Monitoring Feature Importance Over Time

If a model is already in place, monitoring changes in feature importance can be insightful:

• Use feature attribution methods like SHAP (SHapley Additive exPlanations) to track which features drive predictions.

• A sudden change in important features often signals a concept drift or underlying distribution shift.

Visualization of feature importance trends offers a real-time view of data influence dynamics.

Residual Analysis from Forecasting Models

Train a baseline forecasting model (e.g., ARIMA, Prophet, LSTM) and analyze residuals:

• Look for patterns in residuals; ideally, they should be white noise.

• Systematic patterns or increasing variance in residuals indicate model misfit due to data shift.

Visual tools like residual plots and residual autocorrelations help identify the nature and timing of the shift.

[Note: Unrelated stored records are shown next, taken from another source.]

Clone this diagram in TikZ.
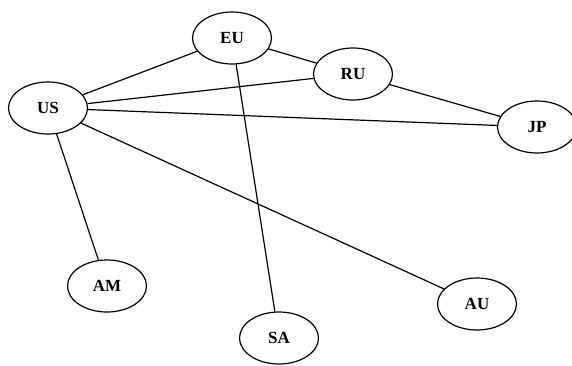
\documentclass[tikz,border=0pt]{standalone}
\usepackage{fontspec}
\setmainfont{Liberation Serif}
\usetikzlibrary{shapes.geometric}

\begin{document}
\begin{tikzpicture}[x=1pt,y=-1pt,
    region/.style={draw, ellipse, line width=1.2pt, minimum width=79pt,
        minimum height=52pt, inner sep=0pt,
        font=\fontsize{17}{19}\selectfont\bfseries},
    link/.style={line width=1.2pt}]
                \useasboundingbox (0,0) rectangle (572,365);

                \node[region] (eu) at (232,38) {EU};
                \node[region] (ru) at (353,74) {RU};
                \node[region] (us) at (48,108) {US};
                \node[region] (jp) at (537,127) {JP};
                \node[region] (am) at (107,286) {AM};
                \node[region] (sa) at (279,338) {SA};
                \node[region] (au) at (477,304) {AU};

                \draw[link] (eu) -- (us);
                \draw[link] (eu) -- (ru);
                \draw[link] (eu) -- (sa);
                \draw[link] (ru) -- (us);
                \draw[link] (ru) -- (jp);
                \draw[link] (us) -- (jp);
                \draw[link] (us) -- (am);
                \draw[link] (us) -- (au);
            \end{tikzpicture}
\end{document}
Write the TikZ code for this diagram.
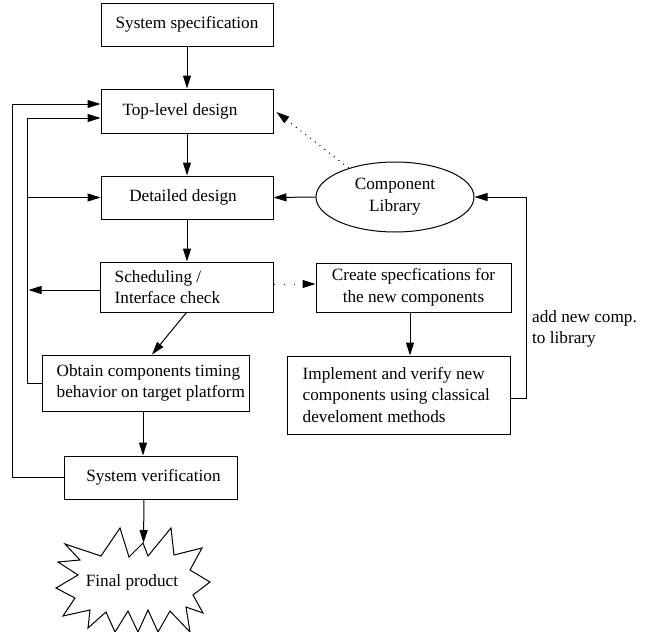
\documentclass[tikz,border=0pt]{standalone}
\usepackage{fontspec}
\setmainfont{Liberation Serif}
\usetikzlibrary{arrows.meta,shapes.geometric}
\begin{document}
\begin{tikzpicture}[x=1pt,y=-1pt,
  every node/.style={font=\fontsize{17.2}{21.7}\selectfont},
  box/.style={draw, line width=1pt, rectangle, inner sep=0pt},
  txt/.style={inner sep=0pt, align=left},
  arr/.style={-{Triangle[length=13pt,width=8pt]}, line width=1pt},
  dotA/.style={dash pattern=on 1pt off 5pt},
  dotB/.style={dash pattern=on 1pt off 9pt},
  line/.style={line width=1pt}]
\useasboundingbox (0,0) rectangle (654,632);

% boxes
\node[box, minimum width=172pt, minimum height=43pt] (spec) at (187,24.5) {System specification};
\node[box, minimum width=172pt, minimum height=44pt, label={[xshift=-7pt]center:Top-level design}] (top) at (187,111) {};
\node[box, minimum width=172pt, minimum height=43pt, label={[xshift=-4pt]center:Detailed design}] (det) at (187,197.5) {};
\node[box, minimum width=173pt, minimum height=50pt] (sched) at (186.5,287) {};
\node[txt, anchor=west] (schedtxt) at ([xshift=15pt]sched.west) {Scheduling /\\Interface check};
\node[box, minimum width=207pt, minimum height=56pt] (obtain) at (145.5,383) {};
\node[txt, anchor=west] (obtaintxt) at ([xshift=15pt]obtain.west) {Obtain components timing\\behavior on target platform};
\node[box, minimum width=173pt, minimum height=43pt, label={[xshift=3pt]center:System verification}] (sysver) at (150.5,477.5) {};
\node[box, minimum width=195pt, minimum height=49pt, align=center] (create) at (413.5,287.5) {Create specfications for\\the new components};
\node[box, minimum width=223pt, minimum height=78pt] (impl) at (398.5,395) {};
\node[txt, anchor=west] (impltxt) at ([xshift=16pt]impl.west) {Implement and verify new\\components using classical\\develoment methods};
\node[draw, line width=1pt, ellipse, inner sep=0pt, minimum width=158pt, minimum height=70pt, align=center] (lib) at (395,197) {Component\\Library};

% starburst
\draw[line width=1pt, fill=white] (65,544) -- (101,556) -- (120,528) -- (129,557) -- (143,543) -- (148,556) -- (171,528) -- (174,555) -- (202,548) -- (190,570) -- (210,582) -- (193,595) -- (203,613) -- (186,607) -- (190,632) -- (170,611) -- (158,632) -- (148,610) -- (138,632) -- (128,611) -- (115,632) -- (106,612) -- (88,628) -- (90,610) -- (63,616) -- (75,598) -- (56,588) -- (78,575) -- (58,562) -- (80,560) -- cycle;
\coordinate (finaltop) at (143.5,543);
\node[inner sep=0pt] (final) at (132,582) {Final product};

% label
\node[txt, anchor=west] (addlbl) at (532,329) {add new comp.\\to library};

% connectors
\draw[arr] (spec.south) -- (top.north);
\draw[arr] (top.south) -- (det.north);
\draw[arr] (det.south) -- ([xshift=0.5pt]sched.north);
\draw[arr] (sched.south) -- ([xshift=6.5pt]obtain.north);
\draw[arr] ([xshift=-2.5pt]obtain.south) -- ([xshift=-2.5pt]obtain.south |- sysver.north);
\draw[arr] ([xshift=-6.5pt]sysver.south) -- (finaltop);
\draw[arr] (sysver.west) -- ++(-51,0) |- ([yshift=7pt]top.west);
\draw[arr] (obtain.west) -- ++(-14,0) |- ([yshift=-7pt]top.west);
\draw[arr] ([xshift=-73pt]det.west) -- (det.west);
\draw[arr] ([yshift=-3pt]sched.west) -- ++(-71,0);
\draw[arr] (lib.west) -- (det.east);
\draw[arr, dotA] (lib.148) -- ([xshift=3pt,yshift=-1pt]top.east);
\draw[arr, dotB] ([yshift=3pt]sched.east) -- ([yshift=3pt]sched.east -| create.west);
\draw[arr] ([xshift=-3.5pt]create.south) -- ([xshift=-3.5pt]create.south |- impl.north);
\draw[arr] ([yshift=-3pt]impl.east) -- ++(16,0) |- (lib.east);
\end{tikzpicture}
\end{document}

Using Drift Detection Methods (DDM)

Drift detection algorithms from the streaming data domain are also effective:

• DDM (Drift Detection Method)

• ADWIN (Adaptive Windowing)

• Page-Hinkley Test

These algorithms work by tracking performance metrics or error rates and detecting statistically significant changes.

Time Series-Specific Techniques

Specialized methods tailored to time series drift detection include:

• TSFresh: Extracts a large number of time series features; track feature value changes over time.

• Kullback-Leibler divergence on frequency domain features: Compare Fourier-transformed signals across periods.

These methods provide robust insight into both time and frequency domain changes, revealing structural and spectral shifts.

Summary of Key Practices

To effectively detect data shifts in time series using exploratory techniques:

1. Start with comprehensive visualizations across different time windows.

2. Decompose time series to isolate components and compare them.

3. Compare statistical summaries and distributions using tests and plots.

4. Use autocorrelation and change point analysis to highlight structural breaks.

5. Apply dimensionality reduction and clustering for multivariate analysis.

6. Monitor residuals and feature importance if models are in place.

7. Adopt adaptive drift detection methods for real-time systems.

By leveraging these exploratory data techniques, data scientists can build proactive monitoring systems, retrain models at the right time, and ensure long-term model performance in dynamic environments.